Big Box Consumer Electronics Retailers Crash in Latest DS Index Survey
Though the consumer electronics retail industry saw its confidence rise in April, it was a very telling month for how this industry is trending four months into 2018. Independent and regional stores both saw growth, month over month, while their big box counterpart saw the largest single month crash in DS Index history and set a new all-time low for a confidence score.
As a whole, the industry saw confidence rise four points this month, reaching 189.29. Year-over-year the DS Index is down nine points in April, but the month-over-month growth is actually double what we saw last year.
That said, the DS Index sits at an incredibly critical juncture moving forward. Last year at this time, the CE retail industry was teetering on the edge of a sharp downturn in confidence that started in the spring and lasted nearly half the year. Judging by the individual open responses, many retailers are still waiting for consumers to come into their stores with tax return checks in hand and ready to spend. That likely won’t be the case—as we covered recently—which could result in a similar downward slide for the DS Index this year.
Big Box Blunders
The DS Index could have experienced an even larger increase in April had it not been for a historically poor performance by the big box segment of survey respondents. That category of retailer scored a 126.7 in April, the lowest single-month score ever recorded in our survey. Additionally, that represented a 75 point drop month-over-month—the largest single-month drop ever.
Conversely, independent store retailers, while still hovering below the overall averages, saw their confidence level jump 10 points in April to 179.83. And regional chains continue to set the pace, rising half a point to 216.13.
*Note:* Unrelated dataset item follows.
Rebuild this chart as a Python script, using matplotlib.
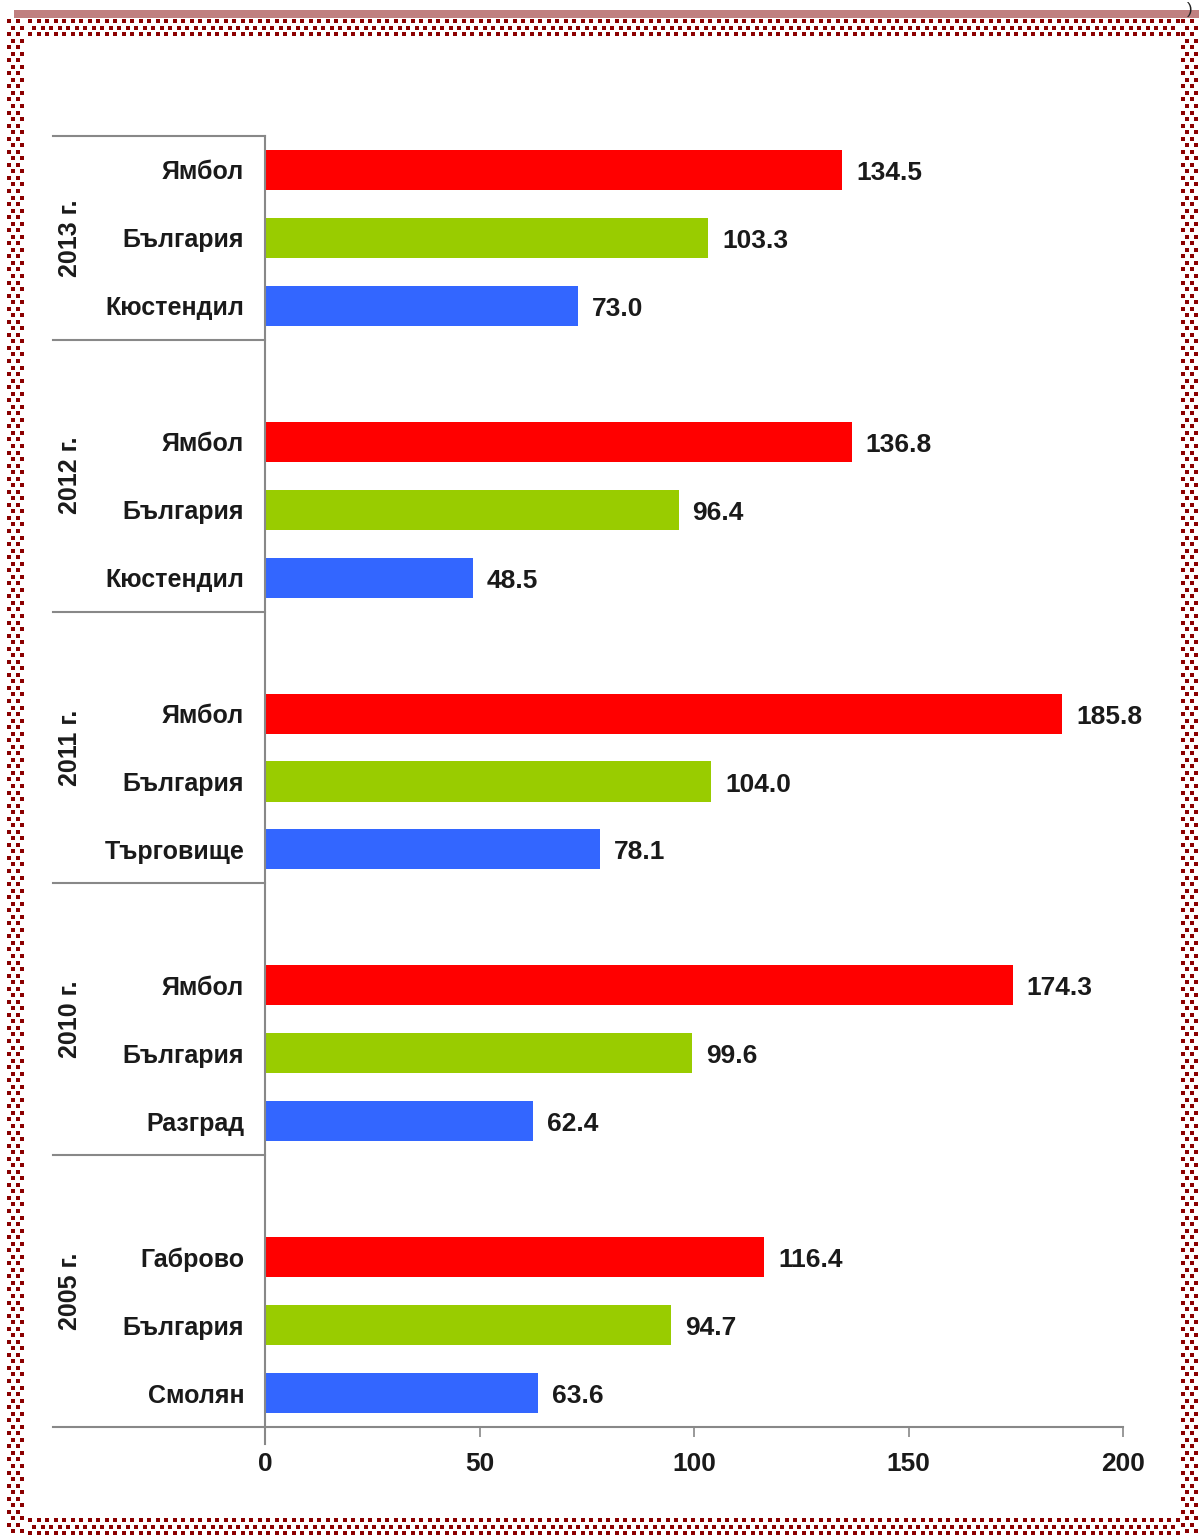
import matplotlib
matplotlib.use("Agg")
import matplotlib.pyplot as plt
import matplotlib.transforms as mtransforms
import numpy as np

# ---- data ----
years = ["2013 г.", "2012 г.", "2011 г.", "2010 г.", "2005 г."]
top_names = ["Ямбол", "Ямбол", "Ямбол", "Ямбол", "Габрово"]
mid_names = ["България", "България", "България", "България", "България"]
low_names = ["Кюстендил", "Кюстендил", "Търговище", "Разград", "Смолян"]
top_vals = [134.5, 136.8, 185.8, 174.3, 116.4]
mid_vals = [103.3, 96.4, 104.0, 99.6, 94.7]
low_vals = [73.0, 48.5, 78.1, 62.4, 63.6]
x_ticks = [0, 50, 100, 150, 200]

colors = ["#FF0000", "#99CC00", "#3366FF"]

W, H = 1199, 1536
fig = plt.figure(figsize=(W / 100, H / 100), dpi=100)
plt.rcParams['font.family'] = ['Liberation Sans', 'DejaVu Sans']

# ---- decorative frame ----
deco = fig.add_axes([0, 0, 1, 1])
deco.set_xlim(0, W)
deco.set_ylim(H, 0)
deco.axis("off")
deco.add_patch(plt.Rectangle((14, 10), W - 14, 8, color="#C08080", lw=0))
pts = []
step = 8.5
for band in [(6, 18, 27, 1536), (27, 18, 1180, 38), (1180, 18, 1199, 1536), (27, 1517, 1180, 1536)]:
    x0, y0, x1, y1 = band
    for j, yy in enumerate(np.arange(y0 + 3, y1 - 1, step / 1.3)):
        off = (j % 2) * step / 2
        for xx in np.arange(x0 + 3 + off, x1 - 1, step):
            pts.append((xx, yy))
pts = np.array(pts)
deco.scatter(pts[:, 0], pts[:, 1], marker="s", s=12, color="#8B0000", lw=0)
deco.text(1190, 2, ")", fontsize=12, ha="center", va="top", color="#222")

# ---- main chart ----
L, R, T, B = 265, 1123, 136, 1427
ax = fig.add_axes([L / W, 1 - B / H, (R - L) / W, (B - T) / H])

positions, values, labels, cols = [], [], [], []
for g in range(len(years)):
    base = g * 4
    for k, (nm, v) in enumerate([(top_names[g], top_vals[g]), (mid_names[g], mid_vals[g]), (low_names[g], low_vals[g])]):
        positions.append(base + k)
        values.append(v)
        labels.append(nm)
        cols.append(colors[k])

ax.barh(positions, values, height=0.59, color=cols)
for p, v in zip(positions, values):
    ax.annotate(f"{v:.1f}", (v, p), xytext=(14, -3), textcoords="offset pixels",
                va="center", ha="left", fontsize=19, fontweight="bold", color="#1a1a1a")

ax.set_ylim(18.5, -0.5)
ax.set_xlim(0, 200)
ax.set_yticks(positions)
ax.set_yticklabels(labels, fontsize=18, fontweight="bold", color="#1a1a1a")
ax.tick_params(axis="y", length=0, pad=15)
ax.set_xticks(x_ticks)
ax.set_xticklabels([str(t) for t in x_ticks], fontsize=19, fontweight="bold", color="#1a1a1a")
ax.tick_params(axis="x", length=7, width=1.2, color="#888", pad=11, direction="out")
for s in ["top", "right"]:
    ax.spines[s].set_visible(False)
ax.spines["left"].set_color("#888")
ax.spines["bottom"].set_color("#888")
ax.spines["left"].set_linewidth(1.5)
ax.spines["bottom"].set_linewidth(1.5)
ax.spines["left"].set_bounds(18.75, -0.5)

trans = mtransforms.blended_transform_factory(ax.transAxes, ax.transData)
xl = (53 - L) / (R - L)
for sep in [-0.5, 2.5, 6.5, 10.5, 14.5]:
    ax.plot([xl, 0], [sep, sep], transform=trans, color="#888", lw=1.5, clip_on=False)
ax.plot([xl, 0], [18.5, 18.5], transform=trans, color="#888", lw=1.5, clip_on=False)
xyr = (70 - L) / (R - L)
for g, yr in enumerate(years):
    lo = -0.5 if g == 0 else g * 4 - 1.5
    hi = g * 4 + 2.5 if g < 4 else 18.5
    ax.text(xyr, (lo + hi) / 2, yr, transform=trans, rotation=90, ha="center", va="center",
            fontsize=18, fontweight="bold", color="#1a1a1a")

fig.savefig("out.png", dpi=100)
For big box retailers, the sharp drop off in confidence comes during a month in which there hasn’t been a lot of great news to go around. March saw Toys R Us, the largest big box toy retailer in the country, decide to close up shop, and the list of major store closings continued to grow in 2018: Walmart will close 63 Sam’s Club stores this year, Sears continues to “right size” its retail footprint; and Best Buy announced last month that it would shutter all of its Mobile stores. Add on top of that reports that consumer spending continues to lag and all of the worries around Trump Administration tariff policies, and you’ve got the perfect recipe for a complete collapse in confidence.
Sales and Products
Despite the slight rise in overall confidence for the industry, the growth didn’t really extend throughout the rest of our April DS Index survey.
Starting with sales, there was incremental improvements made in retailers performance against sales goals. For February’s sales goals, 59 percent of retailers hit or exceeded their sales goal, while 41 percent missed. That’s a 3 point improvement over March. The biggest shift was seen between those who hit vs. those who exceeded their sales goal.
Exponentially more retailers exceeded their sales goal in February. While not stated in the survey, it’s safe to assume that TV sales throughout the month for the Super Bowl likely had an impact on sales performance.
Looked at by store type, 100 percent of regional chains exceeded their sales goals, two-thirds of big box missed theirs, and it was a near 50-50 split for independent consumer electronics stores.
For products, the narrative was similar to how it’s been the past few months—everything seems to be trending down. While 10 of 13 product categoriess were up on a month-over-month basis, all but two product categories have seen their lifetime averages drop since the start of 2018.
Interestingly, the two product categories that are up are Wearables and Emerging tech—historically, two of the worst performing categories. And, on the opposite end of that spectrum, the worst-hit categories have been some of the best performing: Gaming (down 1.5 points), smartphones (down 1.2 points), and Laptops/Tablets (down 1.1 points).
The next month is a critical one for the consumer electronics retail industry. The April to May transition will help us gauge how the remainder of the year could go for retailers, and given that it’s already tracking lower on a year-over-year basis, any downturn could have a major impact on the DS Index.